GIVEN EXERCISE: Gather every line that includes the word "this", please.

TASK INPUTS:
++++++

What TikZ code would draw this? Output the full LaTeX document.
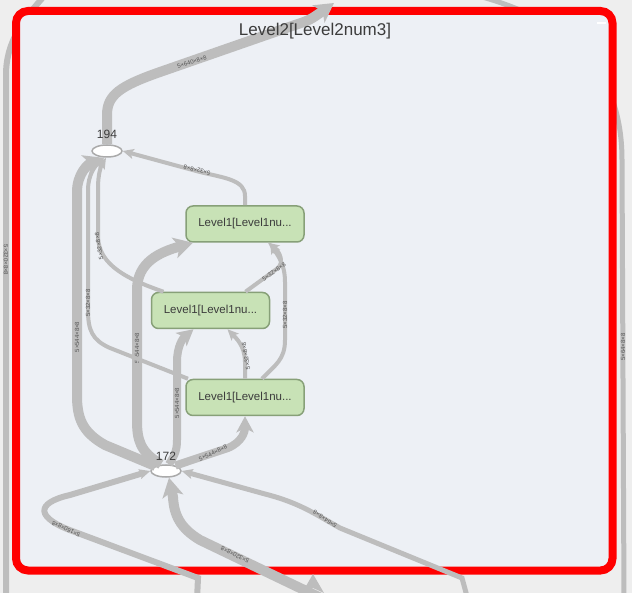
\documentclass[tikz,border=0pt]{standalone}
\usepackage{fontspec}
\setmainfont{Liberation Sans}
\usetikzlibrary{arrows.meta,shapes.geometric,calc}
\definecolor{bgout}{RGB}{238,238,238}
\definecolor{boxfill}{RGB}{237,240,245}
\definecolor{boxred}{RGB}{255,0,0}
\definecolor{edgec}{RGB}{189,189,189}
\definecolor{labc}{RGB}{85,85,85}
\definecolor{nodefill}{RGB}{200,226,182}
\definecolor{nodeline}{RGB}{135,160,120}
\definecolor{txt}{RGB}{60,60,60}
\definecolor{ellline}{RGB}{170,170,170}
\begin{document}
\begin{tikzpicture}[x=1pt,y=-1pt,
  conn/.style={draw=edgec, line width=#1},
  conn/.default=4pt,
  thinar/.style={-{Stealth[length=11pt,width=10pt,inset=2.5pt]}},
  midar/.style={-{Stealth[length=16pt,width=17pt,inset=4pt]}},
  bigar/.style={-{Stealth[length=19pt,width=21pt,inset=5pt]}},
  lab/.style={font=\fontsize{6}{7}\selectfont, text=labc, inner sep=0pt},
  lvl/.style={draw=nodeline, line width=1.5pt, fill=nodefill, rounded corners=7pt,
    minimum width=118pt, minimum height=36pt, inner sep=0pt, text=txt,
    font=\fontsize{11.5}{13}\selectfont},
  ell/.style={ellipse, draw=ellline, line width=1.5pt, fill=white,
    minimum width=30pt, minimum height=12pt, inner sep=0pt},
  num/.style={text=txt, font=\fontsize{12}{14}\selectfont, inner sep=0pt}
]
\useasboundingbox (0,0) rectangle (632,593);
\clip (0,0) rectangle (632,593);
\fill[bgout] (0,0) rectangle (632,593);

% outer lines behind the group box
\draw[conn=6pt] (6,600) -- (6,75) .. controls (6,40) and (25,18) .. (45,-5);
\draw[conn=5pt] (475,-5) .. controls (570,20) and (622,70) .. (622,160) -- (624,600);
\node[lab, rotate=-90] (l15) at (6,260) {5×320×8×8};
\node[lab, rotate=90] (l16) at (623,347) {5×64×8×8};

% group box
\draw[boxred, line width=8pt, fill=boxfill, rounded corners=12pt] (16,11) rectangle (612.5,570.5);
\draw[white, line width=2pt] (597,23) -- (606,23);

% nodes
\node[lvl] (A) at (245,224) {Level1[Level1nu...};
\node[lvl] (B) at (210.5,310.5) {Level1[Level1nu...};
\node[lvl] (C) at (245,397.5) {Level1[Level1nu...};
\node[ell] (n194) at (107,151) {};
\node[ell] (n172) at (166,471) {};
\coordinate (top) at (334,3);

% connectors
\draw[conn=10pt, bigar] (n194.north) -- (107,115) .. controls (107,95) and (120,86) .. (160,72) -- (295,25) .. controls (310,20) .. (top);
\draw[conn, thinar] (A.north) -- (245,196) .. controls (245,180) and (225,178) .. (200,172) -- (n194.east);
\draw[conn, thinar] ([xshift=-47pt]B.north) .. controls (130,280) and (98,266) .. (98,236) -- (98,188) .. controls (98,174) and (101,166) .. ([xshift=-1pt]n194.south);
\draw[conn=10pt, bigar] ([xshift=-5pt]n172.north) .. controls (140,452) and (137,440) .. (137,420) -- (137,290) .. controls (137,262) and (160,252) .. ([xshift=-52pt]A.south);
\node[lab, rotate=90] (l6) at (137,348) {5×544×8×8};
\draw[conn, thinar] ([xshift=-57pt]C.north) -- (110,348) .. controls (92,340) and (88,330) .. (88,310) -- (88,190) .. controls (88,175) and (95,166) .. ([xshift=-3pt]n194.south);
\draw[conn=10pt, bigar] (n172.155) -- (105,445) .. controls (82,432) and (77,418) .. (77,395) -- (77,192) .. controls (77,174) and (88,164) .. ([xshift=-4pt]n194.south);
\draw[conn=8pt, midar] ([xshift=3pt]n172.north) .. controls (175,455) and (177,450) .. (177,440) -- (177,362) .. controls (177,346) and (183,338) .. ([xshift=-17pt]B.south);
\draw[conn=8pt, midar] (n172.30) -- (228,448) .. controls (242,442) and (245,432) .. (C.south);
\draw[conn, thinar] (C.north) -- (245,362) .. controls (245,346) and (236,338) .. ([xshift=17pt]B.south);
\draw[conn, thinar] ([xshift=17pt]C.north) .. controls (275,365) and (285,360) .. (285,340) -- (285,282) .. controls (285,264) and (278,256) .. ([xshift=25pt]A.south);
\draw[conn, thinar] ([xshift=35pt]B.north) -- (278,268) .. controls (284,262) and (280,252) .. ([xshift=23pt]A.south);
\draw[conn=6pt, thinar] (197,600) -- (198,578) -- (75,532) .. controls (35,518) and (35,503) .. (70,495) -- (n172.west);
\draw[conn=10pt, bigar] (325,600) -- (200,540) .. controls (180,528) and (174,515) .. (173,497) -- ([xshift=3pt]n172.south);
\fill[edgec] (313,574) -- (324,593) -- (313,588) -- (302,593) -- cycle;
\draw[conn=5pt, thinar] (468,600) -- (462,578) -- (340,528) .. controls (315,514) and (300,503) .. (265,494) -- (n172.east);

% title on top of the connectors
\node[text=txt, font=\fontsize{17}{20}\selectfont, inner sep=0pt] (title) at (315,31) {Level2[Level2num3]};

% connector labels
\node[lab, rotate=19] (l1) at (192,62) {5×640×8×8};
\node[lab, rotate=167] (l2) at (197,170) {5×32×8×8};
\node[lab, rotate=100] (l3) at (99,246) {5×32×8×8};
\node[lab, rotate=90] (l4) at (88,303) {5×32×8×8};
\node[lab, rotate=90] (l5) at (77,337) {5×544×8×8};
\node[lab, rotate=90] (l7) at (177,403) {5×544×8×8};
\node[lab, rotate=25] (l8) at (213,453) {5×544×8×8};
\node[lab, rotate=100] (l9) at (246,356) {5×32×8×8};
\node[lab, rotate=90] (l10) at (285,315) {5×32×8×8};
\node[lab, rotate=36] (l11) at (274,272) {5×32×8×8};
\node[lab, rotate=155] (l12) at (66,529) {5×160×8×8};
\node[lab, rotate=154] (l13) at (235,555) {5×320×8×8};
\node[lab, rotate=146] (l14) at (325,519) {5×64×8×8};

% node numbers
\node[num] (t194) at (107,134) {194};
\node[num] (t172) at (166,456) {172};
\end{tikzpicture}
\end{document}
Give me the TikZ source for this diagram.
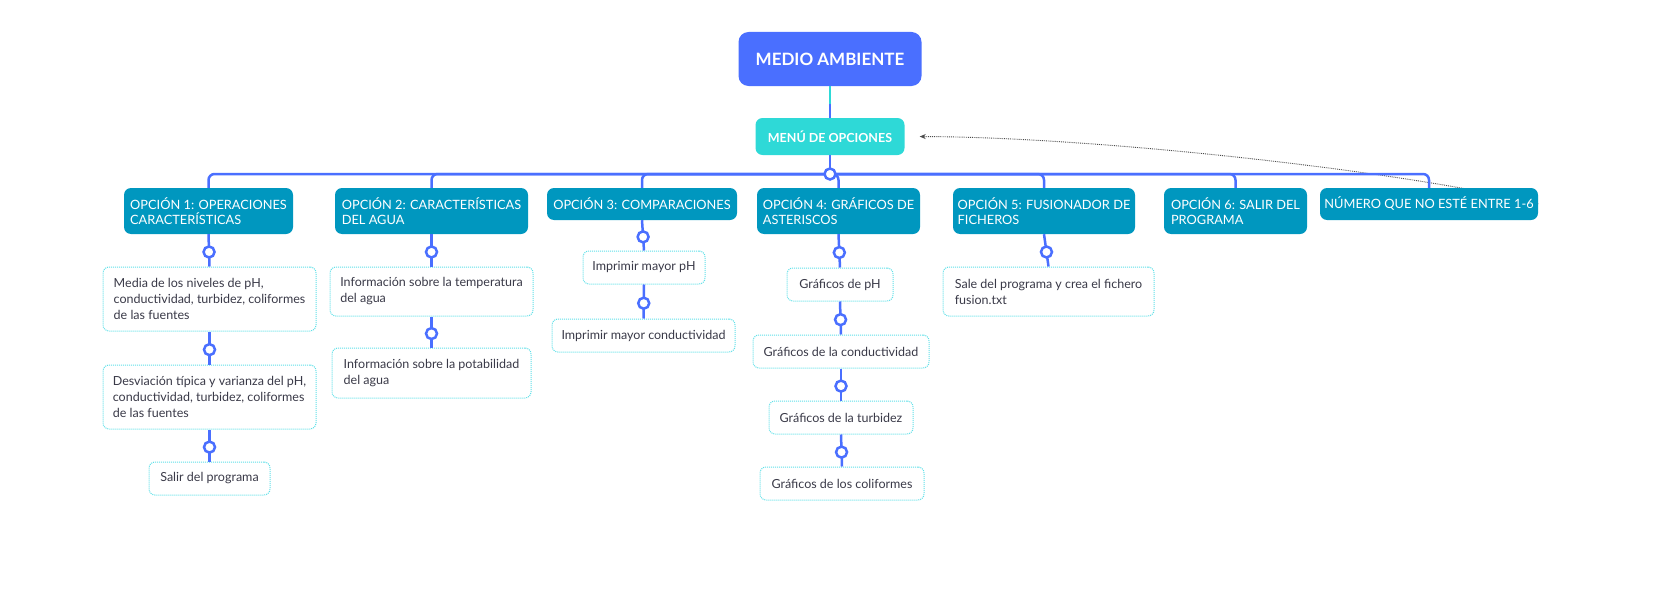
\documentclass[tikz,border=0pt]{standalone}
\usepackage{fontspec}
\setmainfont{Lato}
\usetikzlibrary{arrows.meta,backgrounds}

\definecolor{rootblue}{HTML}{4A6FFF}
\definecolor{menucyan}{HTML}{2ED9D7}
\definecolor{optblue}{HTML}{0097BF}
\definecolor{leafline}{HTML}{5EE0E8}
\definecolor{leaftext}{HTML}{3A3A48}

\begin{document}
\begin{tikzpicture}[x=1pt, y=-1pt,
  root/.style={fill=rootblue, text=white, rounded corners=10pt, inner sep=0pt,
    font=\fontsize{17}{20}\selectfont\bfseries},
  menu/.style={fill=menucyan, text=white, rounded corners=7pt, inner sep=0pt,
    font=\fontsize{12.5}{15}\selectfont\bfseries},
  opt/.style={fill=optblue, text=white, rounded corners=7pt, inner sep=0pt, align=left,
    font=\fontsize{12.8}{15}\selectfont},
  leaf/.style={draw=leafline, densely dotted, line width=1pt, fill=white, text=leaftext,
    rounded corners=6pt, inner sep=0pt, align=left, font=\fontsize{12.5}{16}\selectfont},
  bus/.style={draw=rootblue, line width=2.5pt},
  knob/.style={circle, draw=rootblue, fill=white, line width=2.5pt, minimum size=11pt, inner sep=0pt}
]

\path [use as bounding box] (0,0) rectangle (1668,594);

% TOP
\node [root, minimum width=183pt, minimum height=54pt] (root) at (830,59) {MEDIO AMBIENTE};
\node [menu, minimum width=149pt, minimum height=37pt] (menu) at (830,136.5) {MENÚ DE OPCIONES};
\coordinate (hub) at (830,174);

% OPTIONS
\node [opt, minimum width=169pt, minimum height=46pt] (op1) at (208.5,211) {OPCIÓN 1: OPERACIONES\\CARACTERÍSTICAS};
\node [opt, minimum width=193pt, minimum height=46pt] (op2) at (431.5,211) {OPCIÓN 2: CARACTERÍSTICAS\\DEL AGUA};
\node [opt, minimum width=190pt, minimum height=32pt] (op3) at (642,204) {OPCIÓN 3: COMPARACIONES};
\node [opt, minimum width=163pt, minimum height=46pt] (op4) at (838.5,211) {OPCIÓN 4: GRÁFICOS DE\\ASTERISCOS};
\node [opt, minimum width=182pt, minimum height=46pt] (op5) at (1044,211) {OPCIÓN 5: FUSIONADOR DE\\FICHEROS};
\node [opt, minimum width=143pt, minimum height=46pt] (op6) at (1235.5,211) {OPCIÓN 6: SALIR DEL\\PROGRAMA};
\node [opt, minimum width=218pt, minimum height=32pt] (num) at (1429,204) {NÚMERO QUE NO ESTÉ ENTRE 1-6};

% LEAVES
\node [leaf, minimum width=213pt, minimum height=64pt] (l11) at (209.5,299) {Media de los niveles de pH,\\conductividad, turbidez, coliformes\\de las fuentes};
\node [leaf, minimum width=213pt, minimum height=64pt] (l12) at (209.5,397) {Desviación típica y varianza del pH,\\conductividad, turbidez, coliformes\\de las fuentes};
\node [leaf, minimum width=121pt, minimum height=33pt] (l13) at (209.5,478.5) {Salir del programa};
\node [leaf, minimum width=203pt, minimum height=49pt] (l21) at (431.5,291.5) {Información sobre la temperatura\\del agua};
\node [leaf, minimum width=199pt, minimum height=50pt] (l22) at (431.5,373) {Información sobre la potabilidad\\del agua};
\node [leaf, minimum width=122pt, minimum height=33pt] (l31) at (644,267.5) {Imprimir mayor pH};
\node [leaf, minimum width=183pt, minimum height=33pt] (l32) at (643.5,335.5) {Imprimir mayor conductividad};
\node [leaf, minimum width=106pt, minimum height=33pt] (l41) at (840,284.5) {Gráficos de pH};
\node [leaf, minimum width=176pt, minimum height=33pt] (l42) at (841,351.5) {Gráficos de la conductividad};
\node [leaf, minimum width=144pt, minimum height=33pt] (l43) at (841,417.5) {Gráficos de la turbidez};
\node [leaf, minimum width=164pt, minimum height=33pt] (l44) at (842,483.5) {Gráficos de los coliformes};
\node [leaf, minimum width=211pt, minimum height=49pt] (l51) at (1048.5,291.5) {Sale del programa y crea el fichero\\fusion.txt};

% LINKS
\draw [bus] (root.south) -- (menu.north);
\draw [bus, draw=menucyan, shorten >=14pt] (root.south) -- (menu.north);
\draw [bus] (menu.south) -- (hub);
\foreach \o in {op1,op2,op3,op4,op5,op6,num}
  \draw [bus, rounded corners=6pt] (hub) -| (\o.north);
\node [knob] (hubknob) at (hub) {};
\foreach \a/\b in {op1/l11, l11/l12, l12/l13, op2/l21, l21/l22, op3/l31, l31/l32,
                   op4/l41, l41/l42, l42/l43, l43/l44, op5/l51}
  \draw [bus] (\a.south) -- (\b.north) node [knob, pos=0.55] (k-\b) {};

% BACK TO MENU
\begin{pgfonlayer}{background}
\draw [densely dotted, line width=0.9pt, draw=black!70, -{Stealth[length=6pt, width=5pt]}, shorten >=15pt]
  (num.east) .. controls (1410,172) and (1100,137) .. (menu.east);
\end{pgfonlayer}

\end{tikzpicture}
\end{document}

++++++

ANSWER:
What TikZ code would draw this? Output the full LaTeX document.
Give me the TikZ source for this diagram.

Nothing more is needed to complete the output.